Extract the lines of the material below, beginning with the first and ending with the line that holds "import plotly.graph_objects as go". Skip every picture.

+---+

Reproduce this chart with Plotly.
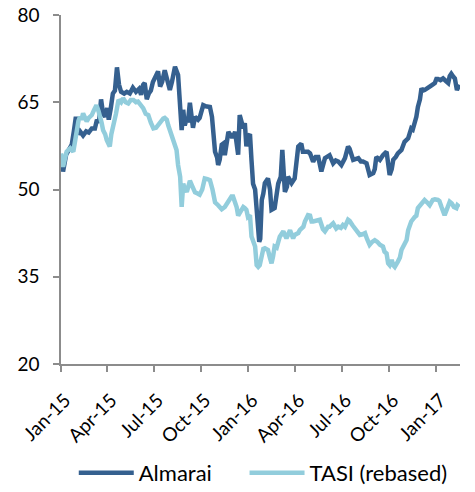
import pandas as pd
import plotly.graph_objects as go

# Days since 2015-01-01 and values
almarai_day = [0, 4, 10, 16, 21, 25, 29, 33, 37, 43, 49, 54, 60, 66, 70, 74, 78, 82, 86, 90,
               93, 97, 101, 105, 109, 113, 117, 123, 128, 134, 140, 146, 152, 156, 160, 163, 167, 171, 175, 179,
               185, 189, 193, 197, 202, 208, 212, 216, 222, 228, 232, 235, 238, 241, 245, 247, 251, 254, 257, 261,
               267, 270, 277, 282, 290, 294, 296, 300, 304, 306, 309, 313, 316, 319, 326, 332, 335, 339, 345, 348,
               352, 355, 358, 361, 364, 368, 371, 374, 378, 381, 383, 386, 388, 391, 394, 397, 403, 407, 410, 416,
               423, 428, 431, 436, 440, 442, 449, 455, 462, 468, 471, 475, 481, 485, 491, 496, 501, 507, 510, 514,
               523, 530, 535, 540, 546, 553, 559, 562, 569, 574, 579, 584, 588, 595, 598, 601, 608, 611, 614, 621,
               627, 634, 637, 640, 644, 647, 652, 656, 663, 666, 669, 676, 679, 682, 685, 689, 692, 695, 699, 702,
               705, 708, 713, 718, 723, 728, 731, 734, 739, 744, 749, 754, 757, 760, 763, 767, 771, 776]
almarai_val = [55.1, 53.1, 56.0, 57.0, 57.7, 60.0, 62.5, 59.5, 60.0, 59.3, 60.0, 59.8, 60.5, 60.5, 62.0, 61.5, 65.5, 63.0, 62.5, 64.0,
               62.0, 64.0, 66.5, 67.0, 71.0, 68.0, 66.8, 66.5, 66.8, 66.5, 67.5, 66.8, 67.3, 66.3, 68.0, 68.3, 65.5, 66.5, 67.0, 68.5,
               69.5, 70.3, 67.7, 68.5, 70.5, 68.0, 67.1, 68.5, 71.1, 69.7, 64.0, 60.2, 63.7, 61.0, 62.3, 61.5, 64.9, 62.0, 60.6, 62.5,
               62.0, 62.3, 64.5, 64.3, 64.2, 62.5, 59.9, 56.5, 55.5, 54.2, 55.1, 57.7, 57.9, 55.9, 59.9, 59.1, 59.1, 59.9, 56.0, 62.8,
               61.5, 60.5, 61.4, 57.4, 59.1, 59.5, 55.0, 51.0, 50.0, 47.0, 44.0, 41.0, 41.5, 48.2, 49.3, 51.1, 51.9, 50.0, 46.5, 46.8,
               51.0, 52.2, 56.8, 49.6, 50.5, 52.2, 51.1, 51.9, 57.4, 57.9, 56.5, 56.5, 56.5, 56.2, 54.8, 55.6, 55.6, 53.1, 54.5, 55.4,
               55.9, 54.5, 55.0, 54.8, 54.2, 55.4, 57.4, 57.0, 55.1, 55.2, 55.4, 54.8, 54.8, 54.5, 53.5, 52.5, 52.8, 53.5, 55.6, 55.1,
               55.9, 56.5, 54.5, 52.5, 53.5, 55.1, 55.6, 56.2, 56.8, 57.9, 58.2, 58.8, 59.5, 60.5, 60.3, 61.5, 62.5, 64.2, 65.5, 67.4,
               67.0, 67.1, 67.5, 67.7, 68.0, 68.3, 69.0, 69.0, 68.8, 69.1, 68.7, 68.3, 69.5, 69.9, 69.5, 69.1, 67.1, 68.0]

tasi_day = [0, 4, 11, 18, 24, 27, 31, 34, 37, 40, 43, 47, 50, 54, 60, 64, 69, 73, 76, 79,
            82, 86, 89, 92, 95, 98, 102, 107, 112, 117, 121, 126, 131, 136, 141, 146, 150, 156, 160, 165,
            170, 175, 180, 185, 189, 195, 199, 202, 206, 209, 212, 216, 219, 222, 225, 228, 232, 235, 238, 241,
            245, 248, 251, 256, 261, 266, 270, 275, 280, 285, 290, 295, 300, 306, 313, 319, 325, 332, 335, 342,
            345, 348, 352, 355, 358, 361, 364, 368, 371, 374, 378, 381, 384, 387, 391, 394, 397, 400, 403, 407,
            410, 413, 416, 420, 423, 426, 433, 439, 446, 452, 455, 462, 465, 472, 475, 481, 485, 488, 491, 496,
            501, 504, 510, 514, 520, 523, 530, 536, 540, 545, 549, 553, 559, 562, 568, 572, 578, 582, 587, 592,
            596, 601, 606, 611, 616, 621, 627, 630, 634, 637, 640, 644, 647, 650, 656, 660, 663, 666, 669, 673,
            676, 679, 682, 689, 692, 695, 699, 705, 708, 715, 718, 724, 728, 734, 737, 741, 744, 747, 751, 757,
            761, 765, 770, 772, 776]
tasi_val = [56.2, 53.9, 56.5, 57.1, 56.5, 58.5, 61.1, 61.8, 62.5, 62.0, 63.1, 62.5, 61.7, 62.3, 62.8, 63.6, 64.5, 63.5, 62.0, 61.5,
            60.2, 59.5, 58.5, 57.8, 57.4, 59.5, 60.8, 63.0, 65.4, 65.0, 65.7, 65.0, 64.8, 65.4, 65.4, 65.0, 65.1, 64.5, 64.0, 63.0,
            62.8, 61.5, 60.5, 60.6, 61.1, 61.8, 62.2, 62.3, 62.0, 61.0, 60.2, 58.8, 57.9, 57.2, 56.8, 54.2, 52.2, 47.0, 51.0, 50.2,
            49.6, 50.5, 51.5, 50.5, 49.5, 49.3, 49.1, 50.0, 51.9, 51.8, 51.6, 50.0, 47.8, 47.3, 46.6, 47.0, 48.0, 48.8, 48.8, 47.0,
            45.5, 46.0, 46.8, 47.0, 46.8, 46.5, 45.3, 45.6, 41.9, 41.0, 40.2, 37.0, 36.7, 37.0, 39.0, 39.8, 39.9, 39.8, 39.6, 38.2,
            37.3, 38.5, 40.2, 40.0, 41.5, 41.9, 42.8, 41.6, 43.0, 41.6, 42.2, 42.5, 43.0, 43.6, 44.5, 45.6, 45.5, 44.5, 44.5, 44.6,
            44.8, 44.8, 43.2, 42.8, 43.6, 43.6, 44.2, 43.3, 43.6, 43.4, 43.9, 43.6, 44.8, 44.6, 43.8, 43.3, 42.8, 42.2, 42.3, 42.5,
            41.5, 40.5, 41.0, 41.3, 41.0, 40.5, 40.2, 39.3, 39.0, 37.3, 37.0, 37.9, 37.0, 36.7, 37.6, 38.3, 39.6, 40.2, 40.5, 41.3,
            43.0, 43.8, 44.5, 45.3, 45.5, 46.8, 47.3, 47.9, 48.2, 47.6, 47.3, 48.2, 48.3, 48.2, 48.0, 47.0, 46.0, 45.6, 46.5, 47.9,
            47.6, 47.0, 46.8, 47.3, 47.0]

tick_dates = ["2015-01-01", "2015-04-01", "2015-07-01", "2015-10-01", "2016-01-01",
              "2016-04-01", "2016-07-01", "2016-10-01", "2017-01-01"]
tick_labels = ["Jan-15", "Apr-15", "Jul-15", "Oct-15", "Jan-16", "Apr-16", "Jul-16", "Oct-16", "Jan-17"]
y_ticks = [20, 35, 50, 65, 80]

base = pd.Timestamp("2015-01-01")
alm_x = base + pd.to_timedelta(almarai_day, unit="D")
tasi_x = base + pd.to_timedelta(tasi_day, unit="D")

fig = go.Figure()
fig.add_trace(go.Scatter(x=alm_x, y=almarai_val, mode="lines", name="Almarai",
                         line=dict(color="#35608F", width=4.5), legend="legend"))
fig.add_trace(go.Scatter(x=tasi_x, y=tasi_val, mode="lines", name="TASI (rebased)",
                         line=dict(color="#92CDDC", width=4.5), legend="legend2"))

axis_col = "#8C8C8C"
leg_common = dict(orientation="h", xanchor="left", y=-0.312, yanchor="middle",
                  font=dict(size=22), itemwidth=55, bgcolor="rgba(0,0,0,0)")
fig.update_layout(
    width=475, height=492,
    margin=dict(l=61, r=15, t=15, b=128, autoexpand=False),
    paper_bgcolor="white", plot_bgcolor="white",
    font=dict(family="Lato, sans-serif", size=19, color="#000000"),
    showlegend=True,
    legend=dict(x=0.032, **leg_common),
    legend2=dict(x=0.46, **leg_common),
    xaxis=dict(type="date", range=["2015-01-01", "2017-02-16"],
               tickvals=tick_dates, ticktext=tick_labels, tickangle=-45,
               showline=True, linecolor=axis_col, linewidth=1.5,
               ticks="outside", ticklen=6, tickcolor=axis_col, tickwidth=1.5,
               ticklabelstandoff=10, ticklabelshift=4,
               showgrid=False, zeroline=False, automargin=False),
    yaxis=dict(range=[20, 80], tickvals=y_ticks,
               showline=True, linecolor=axis_col, linewidth=1.5,
               ticks="outside", ticklen=6, tickcolor=axis_col, tickwidth=1.5,
               ticklabelstandoff=10,
               showgrid=False, zeroline=False, automargin=False),
)

# remove the browser's default 8px body margin so the figure fills the window
fig.write_html("out.html", config={"displayModeBar": False},
               post_script="document.body.style.margin='0';")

+---+

**FINAL RESULT**.
Reproduce this chart with Plotly.
import pandas as pd
import plotly.graph_objects as go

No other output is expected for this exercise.